Originaltitel: Kunsten å tenke negativt
Internationaler Titel: The Art of Negative Thinking
Norwegen, 2008
Kinostart: 18.09.2008
Die durch die Wohnung gehen
Komödien aus dem Norden sind, wie schon der Titel eines Paradebeispiels sagt, Delikatessen. Oft geprägt von exzentrischen Charakteren und einer befremdlichen Balance von Ruhe und Rohheit, verlangen sie vom Publikum, dass es die eigentümliche Note des Humors zu schätzen weiß, der sich deutlich jenseits des gewohnten Spektrums befindet.
Mit Die Kunst des negativen Denkens kommt nun ein neuer, norwegischer Kömodien-Drama-Hybrid in deutsche Programmkinos, der selbstbewusst auf einen bitteren Beigeschmack setzt.
Die Grundidee ist einfach, doch erfrischend unverbraucht: Von den ständigen Launen und Zurückweisungen ihres querschnittsgelähmten Gatten Geirr (Fridtjov Såheim) entmutigt und frustriert, wendet sich die junge Ingvlid an eine Selbsthilfegruppe, die sich ganz und gar dem positiven Denken verschrieben hat. Zum kennen lernen lädt sie alle Mitglieder inklusive resoluter Gruppenleiterin zu sich nach Hause ein. Bei Kaffee und Kuchen in vertrauter Umgebung, so der Plan, bricht das Eis am schnellsten.
Der dauerkiffende Johnny-Cash-Fan Geirr ist von der Idee jedoch alles andere als angetan. Vehement wehrt er sich gegen die Störenfriede, lässt sich aber schließlich unter Drohungen überreden, einer Gesprächsrunde beizuwohnen. Schnell zeigt sich, dass es nicht viel nötig ist, um die fröhliche Fassade der Gruppe zum bröckeln zu bringen.
Die Kunst des negativen Denkens ist allein schon aufgrund der Thematik und dem daraus bedingten Mangel an politischer Korrektheit interessant, qualitativ aber weit von einem Geniestreich wie The Method entfernt, der die persönliche Dekonstruktion seiner Protagonisten viel, viel weiter treibt. Auch mit der Absurdität eines Adams Äpfel kann er es nicht aufnehmen.

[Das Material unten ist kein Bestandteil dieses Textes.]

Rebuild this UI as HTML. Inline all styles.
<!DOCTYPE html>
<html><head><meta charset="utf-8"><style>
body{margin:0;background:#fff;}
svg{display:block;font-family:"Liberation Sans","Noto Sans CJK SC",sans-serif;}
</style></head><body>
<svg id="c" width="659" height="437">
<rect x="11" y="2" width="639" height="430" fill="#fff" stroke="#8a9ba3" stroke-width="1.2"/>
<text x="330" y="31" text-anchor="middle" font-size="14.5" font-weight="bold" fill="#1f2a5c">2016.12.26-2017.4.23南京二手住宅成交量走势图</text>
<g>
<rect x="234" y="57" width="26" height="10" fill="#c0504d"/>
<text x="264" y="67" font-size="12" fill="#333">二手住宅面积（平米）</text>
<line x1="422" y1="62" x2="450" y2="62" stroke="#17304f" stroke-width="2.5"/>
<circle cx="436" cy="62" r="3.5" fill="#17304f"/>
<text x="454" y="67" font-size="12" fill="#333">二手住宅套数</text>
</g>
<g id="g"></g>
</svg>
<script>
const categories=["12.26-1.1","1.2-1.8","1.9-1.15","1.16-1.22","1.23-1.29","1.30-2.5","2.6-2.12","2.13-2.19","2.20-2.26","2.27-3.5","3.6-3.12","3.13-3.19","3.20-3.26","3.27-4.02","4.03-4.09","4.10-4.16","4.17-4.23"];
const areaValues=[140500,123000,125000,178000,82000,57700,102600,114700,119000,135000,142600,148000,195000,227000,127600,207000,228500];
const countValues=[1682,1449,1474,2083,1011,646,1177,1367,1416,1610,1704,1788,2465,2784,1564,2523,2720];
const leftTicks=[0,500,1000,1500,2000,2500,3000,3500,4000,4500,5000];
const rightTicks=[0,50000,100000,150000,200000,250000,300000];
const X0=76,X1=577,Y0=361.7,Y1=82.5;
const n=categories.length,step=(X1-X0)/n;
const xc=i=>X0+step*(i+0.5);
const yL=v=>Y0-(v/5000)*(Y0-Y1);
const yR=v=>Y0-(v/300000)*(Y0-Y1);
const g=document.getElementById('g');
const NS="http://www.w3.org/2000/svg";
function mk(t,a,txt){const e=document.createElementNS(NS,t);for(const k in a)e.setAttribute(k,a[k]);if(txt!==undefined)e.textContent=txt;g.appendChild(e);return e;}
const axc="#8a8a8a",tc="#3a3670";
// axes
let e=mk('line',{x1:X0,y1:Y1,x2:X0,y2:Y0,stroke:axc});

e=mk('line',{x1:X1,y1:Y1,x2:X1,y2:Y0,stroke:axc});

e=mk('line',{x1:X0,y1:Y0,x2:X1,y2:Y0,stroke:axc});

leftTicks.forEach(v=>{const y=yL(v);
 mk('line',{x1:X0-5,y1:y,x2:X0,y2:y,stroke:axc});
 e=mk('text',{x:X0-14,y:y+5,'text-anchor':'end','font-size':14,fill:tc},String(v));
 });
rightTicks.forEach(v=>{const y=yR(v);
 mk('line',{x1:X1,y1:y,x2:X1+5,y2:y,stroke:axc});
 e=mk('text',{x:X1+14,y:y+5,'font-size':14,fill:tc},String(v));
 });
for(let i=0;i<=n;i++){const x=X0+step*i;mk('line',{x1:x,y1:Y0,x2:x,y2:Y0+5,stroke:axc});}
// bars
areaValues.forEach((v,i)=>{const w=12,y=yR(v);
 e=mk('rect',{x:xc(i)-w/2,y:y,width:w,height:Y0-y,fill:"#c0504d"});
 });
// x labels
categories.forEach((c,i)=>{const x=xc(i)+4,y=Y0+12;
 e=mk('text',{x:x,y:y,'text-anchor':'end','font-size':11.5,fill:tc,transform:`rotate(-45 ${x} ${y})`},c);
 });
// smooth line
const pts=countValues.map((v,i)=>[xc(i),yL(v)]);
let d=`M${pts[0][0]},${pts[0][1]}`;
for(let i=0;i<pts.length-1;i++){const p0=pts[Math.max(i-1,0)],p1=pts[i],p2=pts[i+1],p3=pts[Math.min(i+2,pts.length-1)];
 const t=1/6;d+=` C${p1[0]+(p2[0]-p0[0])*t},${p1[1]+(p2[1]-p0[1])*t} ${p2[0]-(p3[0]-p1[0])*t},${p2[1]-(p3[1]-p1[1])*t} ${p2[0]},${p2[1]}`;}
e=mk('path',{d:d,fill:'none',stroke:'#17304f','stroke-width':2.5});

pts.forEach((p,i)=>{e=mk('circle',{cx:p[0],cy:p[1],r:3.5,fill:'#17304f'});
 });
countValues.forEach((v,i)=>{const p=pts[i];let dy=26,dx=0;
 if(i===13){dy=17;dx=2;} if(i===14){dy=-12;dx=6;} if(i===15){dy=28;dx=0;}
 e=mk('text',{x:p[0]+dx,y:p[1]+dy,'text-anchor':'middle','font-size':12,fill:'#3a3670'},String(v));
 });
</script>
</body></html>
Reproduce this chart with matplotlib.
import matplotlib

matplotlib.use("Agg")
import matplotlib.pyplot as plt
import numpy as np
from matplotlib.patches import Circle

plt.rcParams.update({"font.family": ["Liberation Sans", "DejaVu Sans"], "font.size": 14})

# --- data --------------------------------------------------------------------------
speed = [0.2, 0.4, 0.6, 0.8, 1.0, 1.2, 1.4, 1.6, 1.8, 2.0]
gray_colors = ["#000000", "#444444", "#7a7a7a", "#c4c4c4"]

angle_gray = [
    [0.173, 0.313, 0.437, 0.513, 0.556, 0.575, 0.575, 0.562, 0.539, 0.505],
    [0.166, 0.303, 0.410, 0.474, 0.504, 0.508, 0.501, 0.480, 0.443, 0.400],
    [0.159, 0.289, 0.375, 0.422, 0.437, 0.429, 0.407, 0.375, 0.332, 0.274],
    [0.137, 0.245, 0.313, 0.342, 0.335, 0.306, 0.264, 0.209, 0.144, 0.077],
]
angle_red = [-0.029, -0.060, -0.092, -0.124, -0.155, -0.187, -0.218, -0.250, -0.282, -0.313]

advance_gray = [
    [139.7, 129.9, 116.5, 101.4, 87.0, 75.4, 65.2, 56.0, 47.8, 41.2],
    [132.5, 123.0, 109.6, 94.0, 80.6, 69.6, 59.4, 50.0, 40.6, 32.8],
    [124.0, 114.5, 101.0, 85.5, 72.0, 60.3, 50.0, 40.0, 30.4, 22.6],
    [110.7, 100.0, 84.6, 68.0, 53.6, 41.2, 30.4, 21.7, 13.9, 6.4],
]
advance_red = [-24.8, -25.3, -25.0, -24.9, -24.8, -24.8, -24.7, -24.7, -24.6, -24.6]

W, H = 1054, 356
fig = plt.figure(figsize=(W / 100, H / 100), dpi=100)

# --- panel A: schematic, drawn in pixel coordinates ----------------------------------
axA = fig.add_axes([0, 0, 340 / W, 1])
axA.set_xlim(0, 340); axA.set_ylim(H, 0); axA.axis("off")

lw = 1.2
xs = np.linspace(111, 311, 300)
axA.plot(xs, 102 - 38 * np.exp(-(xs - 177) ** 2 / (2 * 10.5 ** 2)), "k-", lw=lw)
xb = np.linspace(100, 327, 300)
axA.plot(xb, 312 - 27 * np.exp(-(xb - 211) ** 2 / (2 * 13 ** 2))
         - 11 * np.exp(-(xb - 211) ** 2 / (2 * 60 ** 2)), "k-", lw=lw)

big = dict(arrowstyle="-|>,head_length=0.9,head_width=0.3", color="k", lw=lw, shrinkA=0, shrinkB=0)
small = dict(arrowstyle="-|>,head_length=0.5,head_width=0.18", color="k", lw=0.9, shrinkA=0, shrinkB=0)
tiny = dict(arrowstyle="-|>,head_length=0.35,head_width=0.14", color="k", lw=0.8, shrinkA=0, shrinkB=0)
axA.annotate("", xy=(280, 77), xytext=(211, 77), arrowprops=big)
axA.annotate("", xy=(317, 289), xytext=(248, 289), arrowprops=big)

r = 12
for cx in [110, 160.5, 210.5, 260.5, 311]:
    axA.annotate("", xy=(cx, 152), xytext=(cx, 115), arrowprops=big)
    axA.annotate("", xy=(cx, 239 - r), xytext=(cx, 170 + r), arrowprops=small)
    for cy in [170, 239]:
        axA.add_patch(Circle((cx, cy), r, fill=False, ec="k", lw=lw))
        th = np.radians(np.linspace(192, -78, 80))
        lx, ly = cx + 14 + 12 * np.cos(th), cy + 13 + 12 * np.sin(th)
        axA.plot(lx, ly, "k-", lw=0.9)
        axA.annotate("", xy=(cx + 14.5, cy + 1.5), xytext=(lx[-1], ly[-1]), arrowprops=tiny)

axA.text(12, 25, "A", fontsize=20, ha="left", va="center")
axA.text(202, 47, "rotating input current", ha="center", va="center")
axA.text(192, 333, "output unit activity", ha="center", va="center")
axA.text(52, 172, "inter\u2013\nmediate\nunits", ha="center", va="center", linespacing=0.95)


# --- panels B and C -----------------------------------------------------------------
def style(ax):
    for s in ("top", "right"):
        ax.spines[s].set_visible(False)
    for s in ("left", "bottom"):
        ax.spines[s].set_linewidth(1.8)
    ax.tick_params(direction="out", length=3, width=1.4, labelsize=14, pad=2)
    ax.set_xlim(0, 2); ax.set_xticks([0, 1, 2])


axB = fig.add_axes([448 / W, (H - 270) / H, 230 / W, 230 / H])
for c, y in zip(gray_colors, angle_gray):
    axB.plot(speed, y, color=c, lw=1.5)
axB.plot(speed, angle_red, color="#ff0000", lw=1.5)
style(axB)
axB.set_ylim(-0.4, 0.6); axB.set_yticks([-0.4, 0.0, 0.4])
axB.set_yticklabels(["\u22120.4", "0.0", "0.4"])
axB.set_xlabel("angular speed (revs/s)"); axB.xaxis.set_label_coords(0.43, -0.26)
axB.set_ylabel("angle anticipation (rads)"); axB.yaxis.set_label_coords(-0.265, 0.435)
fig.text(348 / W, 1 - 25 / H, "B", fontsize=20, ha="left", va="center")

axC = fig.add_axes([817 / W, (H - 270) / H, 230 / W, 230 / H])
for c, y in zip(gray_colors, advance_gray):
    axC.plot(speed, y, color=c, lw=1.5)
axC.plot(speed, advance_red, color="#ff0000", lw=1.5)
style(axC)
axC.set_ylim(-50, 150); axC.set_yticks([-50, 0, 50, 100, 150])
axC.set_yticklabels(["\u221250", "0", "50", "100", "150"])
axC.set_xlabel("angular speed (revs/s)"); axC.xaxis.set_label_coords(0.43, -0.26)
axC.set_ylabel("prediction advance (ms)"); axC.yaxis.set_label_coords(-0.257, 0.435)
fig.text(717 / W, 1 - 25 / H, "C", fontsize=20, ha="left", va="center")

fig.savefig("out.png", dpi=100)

Die Charaktere funktionieren als Handlungsträger, sind allerdings - wie in diversen Szenen deutlich wird - zu sehr auf schnelle Lacher angelegt und mangeln trotz professioneller Darsteller der Tiefe von Figuren aus vergleichbaren Komödien. Der Prozess scheint beinahe umgekehrt: Mit fortschreitender Laufzeit wirken sie zunehmend wie Karikaturen und bieten dabei zu wenig Reibungsfläche, um den Zuschauer emotional zu reizen. Einzig Kirsti Eline Torhaug als die duldsame Ingvlid kann in Punkto Glaubwürdigkeit voll überzeugen, hat dafür jedoch die wenigsten Lacher auf ihrer Seite. Da dem Zuschauer ohnehin einige davon im Halse stecken bleiben und der Film eine solide, emotionale Basis braucht, um zu funktionieren, kann man sie in gewissem Sinn als eigentlichen Star des Films bezeichnen. Sie und den gehäkelten Beutel, in dem die Gruppe ihre bösen Gedanken “entsorgt”.
Trotz aller Kritik ist Die Kunst des negativen Denkens letztendlich eine gelungene Komödie mit vielen bösen und bissigen Momenten, die nicht so klug und anarchistisch daherkommt, wie man angesichts des Titels vermuten mag, doch gut zu unterhalten weiß. Sofern sie es in die Verleihregale schafft, ist sie einen Abend wert, vorzugsweise als Vorspeise in einem Double Feature mit einem dänischen Artgenossen.